- **AVAILABLE DATA**:

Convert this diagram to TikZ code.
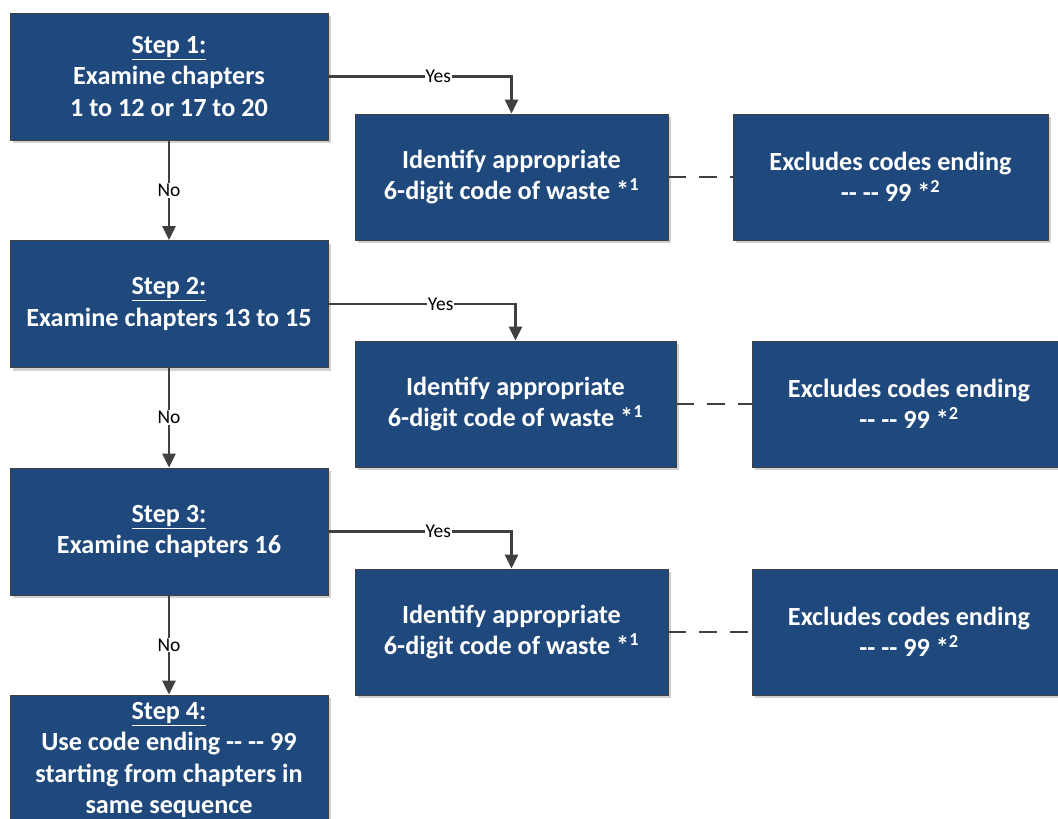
\documentclass[tikz,border=0pt]{standalone}
\usepackage{fontspec}
\setmainfont{Carlito}
\usetikzlibrary{arrows.meta,shadows}
\definecolor{boxblue}{HTML}{1F497D}
\definecolor{linegray}{HTML}{404040}
\begin{document}
\begin{tikzpicture}[
        x=1pt,
        y=-1pt,
        font=\bfseries
    ]
    \tikzset{
        stepbox/.style = {rectangle, draw=linegray, line width=0.8pt, fill=boxblue, text=white, align=center,
            font=\bfseries\fontsize{26.2}{31.5}\selectfont, minimum height=127pt, inner sep=0pt,
            drop shadow={shadow xshift=3pt, shadow yshift=-3pt, fill=black!18, opacity=1}},
        lbl/.style = {fill=white, font=\fontsize{19.5}{20}\selectfont, inner sep=1pt, text=black},
        arr/.style = {-{Triangle[width=13pt,length=14pt]}, line width=2.6pt, linegray},
        dashl/.style = {line width=2.6pt, linegray, dash pattern=on 18pt off 13pt},
    }
    \useasboundingbox (0,0) rectangle (1058,819);
    \node[stepbox, minimum width=318pt] at (169,76.5) (s1) {\underline{Step 1:}\\Examine chapters\\1 to 12 or 17 to 20};
    \node[stepbox, minimum width=318pt] at (169,304) (s2) {\underline{Step 2:}\\Examine chapters 13 to 15};
    \node[stepbox, minimum width=318pt] at (169,531.5) (s3) {\underline{Step 3:}\\Examine chapters 16};
    \node[stepbox, minimum width=318pt, minimum height=130pt] at (169,760) (s4) {\underline{Step 4:}\\Use code ending -{}- -{}- 99\\starting from chapters in\\same sequence};
    %
    \node[stepbox, minimum width=313pt, minimum height=126pt] at (511.5,177) (i1) {Identify appropriate\\6-digit code of waste *\textsuperscript{1}};
    \node[stepbox, minimum width=321pt, minimum height=126pt] at (515.5,404) (i2) {Identify appropriate\\6-digit code of waste *\textsuperscript{1}};
    \node[stepbox, minimum width=313pt, minimum height=126pt] at (511.5,632) (i3) {Identify appropriate\\6-digit code of waste *\textsuperscript{1}};
    %
    \node[stepbox, minimum width=315pt, minimum height=126pt] at (890.5,177) (e1) {Excludes codes ending\\-{}- -{}- 99 *\textsuperscript{2}};
    \node[stepbox, minimum width=314pt, minimum height=126pt] at (909,404) (e2) {Excludes codes ending\\-{}- -{}- 99 *\textsuperscript{2}};
    \node[stepbox, minimum width=314pt, minimum height=126pt] at (909,632) (e3) {Excludes codes ending\\-{}- -{}- 99 *\textsuperscript{2}};
    %
    \draw[arr] (s1) -- node[lbl] {No} (s2);
    \draw[arr] (s2) -- node[lbl] {No} (s3);
    \draw[arr] (s3) -- node[lbl] {No} (s4);
    %
    \draw[arr] (s1.east) -| node[lbl, pos=0.3] {Yes} (i1.north);
    \draw[arr] (s2.east) -| node[lbl, pos=0.3] {Yes} (i2.north);
    \draw[arr] (s3.east) -| node[lbl, pos=0.3] {Yes} (i3.north);
    %
    \draw[dashl] (i1) -- (e1);
    \draw[dashl] (i2) -- (e2);
    \draw[dashl] (i3) -- (e3);
\end{tikzpicture}
\end{document}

- **GIVEN PROBLEM**: Would you return the data exactly as written, without the pictures?

- **TASK RESPONSE**:
Convert this diagram to TikZ code.
\documentclass[tikz,border=0pt]{standalone}
\usepackage{fontspec}
\setmainfont{Carlito}
\usetikzlibrary{arrows.meta,shadows}
\definecolor{boxblue}{HTML}{1F497D}
\definecolor{linegray}{HTML}{404040}
\begin{document}
\begin{tikzpicture}[
        x=1pt,
        y=-1pt,
        font=\bfseries
    ]
    \tikzset{
        stepbox/.style = {rectangle, draw=linegray, line width=0.8pt, fill=boxblue, text=white, align=center,
            font=\bfseries\fontsize{26.2}{31.5}\selectfont, minimum height=127pt, inner sep=0pt,
            drop shadow={shadow xshift=3pt, shadow yshift=-3pt, fill=black!18, opacity=1}},
        lbl/.style = {fill=white, font=\fontsize{19.5}{20}\selectfont, inner sep=1pt, text=black},
        arr/.style = {-{Triangle[width=13pt,length=14pt]}, line width=2.6pt, linegray},
        dashl/.style = {line width=2.6pt, linegray, dash pattern=on 18pt off 13pt},
    }
    \useasboundingbox (0,0) rectangle (1058,819);
    \node[stepbox, minimum width=318pt] at (169,76.5) (s1) {\underline{Step 1:}\\Examine chapters\\1 to 12 or 17 to 20};
    \node[stepbox, minimum width=318pt] at (169,304) (s2) {\underline{Step 2:}\\Examine chapters 13 to 15};
    \node[stepbox, minimum width=318pt] at (169,531.5) (s3) {\underline{Step 3:}\\Examine chapters 16};
    \node[stepbox, minimum width=318pt, minimum height=130pt] at (169,760) (s4) {\underline{Step 4:}\\Use code ending -{}- -{}- 99\\starting from chapters in\\same sequence};
    %
    \node[stepbox, minimum width=313pt, minimum height=126pt] at (511.5,177) (i1) {Identify appropriate\\6-digit code of waste *\textsuperscript{1}};
    \node[stepbox, minimum width=321pt, minimum height=126pt] at (515.5,404) (i2) {Identify appropriate\\6-digit code of waste *\textsuperscript{1}};
    \node[stepbox, minimum width=313pt, minimum height=126pt] at (511.5,632) (i3) {Identify appropriate\\6-digit code of waste *\textsuperscript{1}};
    %
    \node[stepbox, minimum width=315pt, minimum height=126pt] at (890.5,177) (e1) {Excludes codes ending\\-{}- -{}- 99 *\textsuperscript{2}};
    \node[stepbox, minimum width=314pt, minimum height=126pt] at (909,404) (e2) {Excludes codes ending\\-{}- -{}- 99 *\textsuperscript{2}};
    \node[stepbox, minimum width=314pt, minimum height=126pt] at (909,632) (e3) {Excludes codes ending\\-{}- -{}- 99 *\textsuperscript{2}};
    %
    \draw[arr] (s1) -- node[lbl] {No} (s2);
    \draw[arr] (s2) -- node[lbl] {No} (s3);
    \draw[arr] (s3) -- node[lbl] {No} (s4);
    %
    \draw[arr] (s1.east) -| node[lbl, pos=0.3] {Yes} (i1.north);
    \draw[arr] (s2.east) -| node[lbl, pos=0.3] {Yes} (i2.north);
    \draw[arr] (s3.east) -| node[lbl, pos=0.3] {Yes} (i3.north);
    %
    \draw[dashl] (i1) -- (e1);
    \draw[dashl] (i2) -- (e2);
    \draw[dashl] (i3) -- (e3);
\end{tikzpicture}
\end{document}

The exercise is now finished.